RECORDED DATA:
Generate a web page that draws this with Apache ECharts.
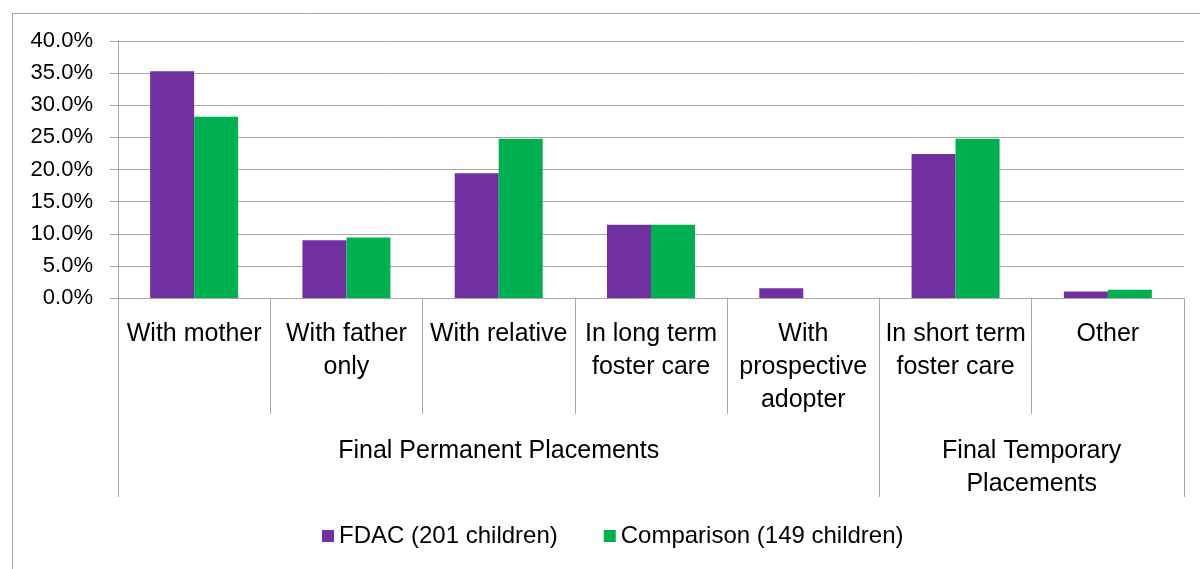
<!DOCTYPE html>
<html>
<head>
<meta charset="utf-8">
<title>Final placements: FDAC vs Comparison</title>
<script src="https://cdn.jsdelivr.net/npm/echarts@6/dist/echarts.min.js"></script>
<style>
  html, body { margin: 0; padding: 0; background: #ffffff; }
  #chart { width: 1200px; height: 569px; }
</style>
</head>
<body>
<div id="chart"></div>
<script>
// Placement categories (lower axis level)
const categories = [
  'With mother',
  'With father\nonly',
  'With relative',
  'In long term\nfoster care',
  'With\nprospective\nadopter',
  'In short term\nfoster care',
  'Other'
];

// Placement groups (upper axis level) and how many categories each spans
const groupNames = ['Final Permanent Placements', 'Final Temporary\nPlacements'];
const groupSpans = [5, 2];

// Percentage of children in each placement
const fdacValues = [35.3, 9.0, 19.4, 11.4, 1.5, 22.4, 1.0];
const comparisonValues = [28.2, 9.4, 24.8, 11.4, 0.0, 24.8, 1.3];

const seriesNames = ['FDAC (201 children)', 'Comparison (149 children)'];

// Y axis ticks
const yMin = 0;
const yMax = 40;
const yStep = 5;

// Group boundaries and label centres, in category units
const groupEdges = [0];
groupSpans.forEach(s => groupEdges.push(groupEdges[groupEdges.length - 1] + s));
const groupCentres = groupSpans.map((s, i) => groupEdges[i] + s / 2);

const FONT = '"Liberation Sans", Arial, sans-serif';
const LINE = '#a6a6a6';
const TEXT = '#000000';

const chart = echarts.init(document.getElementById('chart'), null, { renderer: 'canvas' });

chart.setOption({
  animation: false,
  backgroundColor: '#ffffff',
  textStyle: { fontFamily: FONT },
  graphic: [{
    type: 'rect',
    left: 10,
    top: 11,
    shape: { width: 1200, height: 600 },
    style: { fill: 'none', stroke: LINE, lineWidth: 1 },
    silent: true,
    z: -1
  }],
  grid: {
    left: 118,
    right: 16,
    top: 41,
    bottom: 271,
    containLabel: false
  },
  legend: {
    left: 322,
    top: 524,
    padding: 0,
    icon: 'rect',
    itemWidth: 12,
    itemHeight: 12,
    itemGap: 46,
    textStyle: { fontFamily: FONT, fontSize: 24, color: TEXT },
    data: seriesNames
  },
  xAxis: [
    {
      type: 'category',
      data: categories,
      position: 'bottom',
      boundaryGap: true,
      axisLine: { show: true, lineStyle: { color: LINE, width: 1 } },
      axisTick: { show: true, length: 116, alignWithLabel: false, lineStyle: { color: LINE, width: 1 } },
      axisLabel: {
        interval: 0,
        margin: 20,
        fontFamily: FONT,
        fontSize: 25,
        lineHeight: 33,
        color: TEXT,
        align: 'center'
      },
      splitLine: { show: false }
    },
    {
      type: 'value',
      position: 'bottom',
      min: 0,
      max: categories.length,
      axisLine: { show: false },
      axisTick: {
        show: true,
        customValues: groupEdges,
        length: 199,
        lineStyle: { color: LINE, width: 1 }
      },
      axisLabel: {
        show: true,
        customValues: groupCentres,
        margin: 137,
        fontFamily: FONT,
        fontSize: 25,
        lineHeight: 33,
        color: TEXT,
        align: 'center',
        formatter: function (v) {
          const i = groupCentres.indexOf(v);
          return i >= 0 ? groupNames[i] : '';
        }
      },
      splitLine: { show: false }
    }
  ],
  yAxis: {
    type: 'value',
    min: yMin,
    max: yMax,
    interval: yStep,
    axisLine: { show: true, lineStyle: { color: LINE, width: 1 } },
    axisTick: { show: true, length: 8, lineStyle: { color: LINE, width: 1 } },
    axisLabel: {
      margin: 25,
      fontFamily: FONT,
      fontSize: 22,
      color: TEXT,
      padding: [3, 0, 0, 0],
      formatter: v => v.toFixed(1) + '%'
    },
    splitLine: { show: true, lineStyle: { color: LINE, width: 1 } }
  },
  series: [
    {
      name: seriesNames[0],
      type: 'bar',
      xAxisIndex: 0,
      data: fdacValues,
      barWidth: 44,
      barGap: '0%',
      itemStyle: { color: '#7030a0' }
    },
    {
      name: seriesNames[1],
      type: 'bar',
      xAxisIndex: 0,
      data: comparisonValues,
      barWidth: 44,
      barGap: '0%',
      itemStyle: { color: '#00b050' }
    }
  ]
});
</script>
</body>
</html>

GIVEN TASK: Write out the material above again, word for word, minus its pictures.

COMPLETED EXERCISE:
Generate a web page that draws this with Apache ECharts.
<!DOCTYPE html>
<html>
<head>
<meta charset="utf-8">
<title>Final placements: FDAC vs Comparison</title>
<script src="https://cdn.jsdelivr.net/npm/echarts@6/dist/echarts.min.js"></script>
<style>
  html, body { margin: 0; padding: 0; background: #ffffff; }
  #chart { width: 1200px; height: 569px; }
</style>
</head>
<body>
<div id="chart"></div>
<script>
// Placement categories (lower axis level)
const categories = [
  'With mother',
  'With father\nonly',
  'With relative',
  'In long term\nfoster care',
  'With\nprospective\nadopter',
  'In short term\nfoster care',
  'Other'
];

// Placement groups (upper axis level) and how many categories each spans
const groupNames = ['Final Permanent Placements', 'Final Temporary\nPlacements'];
const groupSpans = [5, 2];

// Percentage of children in each placement
const fdacValues = [35.3, 9.0, 19.4, 11.4, 1.5, 22.4, 1.0];
const comparisonValues = [28.2, 9.4, 24.8, 11.4, 0.0, 24.8, 1.3];

const seriesNames = ['FDAC (201 children)', 'Comparison (149 children)'];

// Y axis ticks
const yMin = 0;
const yMax = 40;
const yStep = 5;

// Group boundaries and label centres, in category units
const groupEdges = [0];
groupSpans.forEach(s => groupEdges.push(groupEdges[groupEdges.length - 1] + s));
const groupCentres = groupSpans.map((s, i) => groupEdges[i] + s / 2);

const FONT = '"Liberation Sans", Arial, sans-serif';
const LINE = '#a6a6a6';
const TEXT = '#000000';

const chart = echarts.init(document.getElementById('chart'), null, { renderer: 'canvas' });

chart.setOption({
  animation: false,
  backgroundColor: '#ffffff',
  textStyle: { fontFamily: FONT },
  graphic: [{
    type: 'rect',
    left: 10,
    top: 11,
    shape: { width: 1200, height: 600 },
    style: { fill: 'none', stroke: LINE, lineWidth: 1 },
    silent: true,
    z: -1
  }],
  grid: {
    left: 118,
    right: 16,
    top: 41,
    bottom: 271,
    containLabel: false
  },
  legend: {
    left: 322,
    top: 524,
    padding: 0,
    icon: 'rect',
    itemWidth: 12,
    itemHeight: 12,
    itemGap: 46,
    textStyle: { fontFamily: FONT, fontSize: 24, color: TEXT },
    data: seriesNames
  },
  xAxis: [
    {
      type: 'category',
      data: categories,
      position: 'bottom',
      boundaryGap: true,
      axisLine: { show: true, lineStyle: { color: LINE, width: 1 } },
      axisTick: { show: true, length: 116, alignWithLabel: false, lineStyle: { color: LINE, width: 1 } },
      axisLabel: {
        interval: 0,
        margin: 20,
        fontFamily: FONT,
        fontSize: 25,
        lineHeight: 33,
        color: TEXT,
        align: 'center'
      },
      splitLine: { show: false }
    },
    {
      type: 'value',
      position: 'bottom',
      min: 0,
      max: categories.length,
      axisLine: { show: false },
      axisTick: {
        show: true,
        customValues: groupEdges,
        length: 199,
        lineStyle: { color: LINE, width: 1 }
      },
      axisLabel: {
        show: true,
        customValues: groupCentres,
        margin: 137,
        fontFamily: FONT,
        fontSize: 25,
        lineHeight: 33,
        color: TEXT,
        align: 'center',
        formatter: function (v) {
          const i = groupCentres.indexOf(v);
          return i >= 0 ? groupNames[i] : '';
        }
      },
      splitLine: { show: false }
    }
  ],
  yAxis: {
    type: 'value',
    min: yMin,
    max: yMax,
    interval: yStep,
    axisLine: { show: true, lineStyle: { color: LINE, width: 1 } },
    axisTick: { show: true, length: 8, lineStyle: { color: LINE, width: 1 } },
    axisLabel: {
      margin: 25,
      fontFamily: FONT,
      fontSize: 22,
      color: TEXT,
      padding: [3, 0, 0, 0],
      formatter: v => v.toFixed(1) + '%'
    },
    splitLine: { show: true, lineStyle: { color: LINE, width: 1 } }
  },
  series: [
    {
      name: seriesNames[0],
      type: 'bar',
      xAxisIndex: 0,
      data: fdacValues,
      barWidth: 44,
      barGap: '0%',
      itemStyle: { color: '#7030a0' }
    },
    {
      name: seriesNames[1],
      type: 'bar',
      xAxisIndex: 0,
      data: comparisonValues,
      barWidth: 44,
      barGap: '0%',
      itemStyle: { color: '#00b050' }
    }
  ]
});
</script>
</body>
</html>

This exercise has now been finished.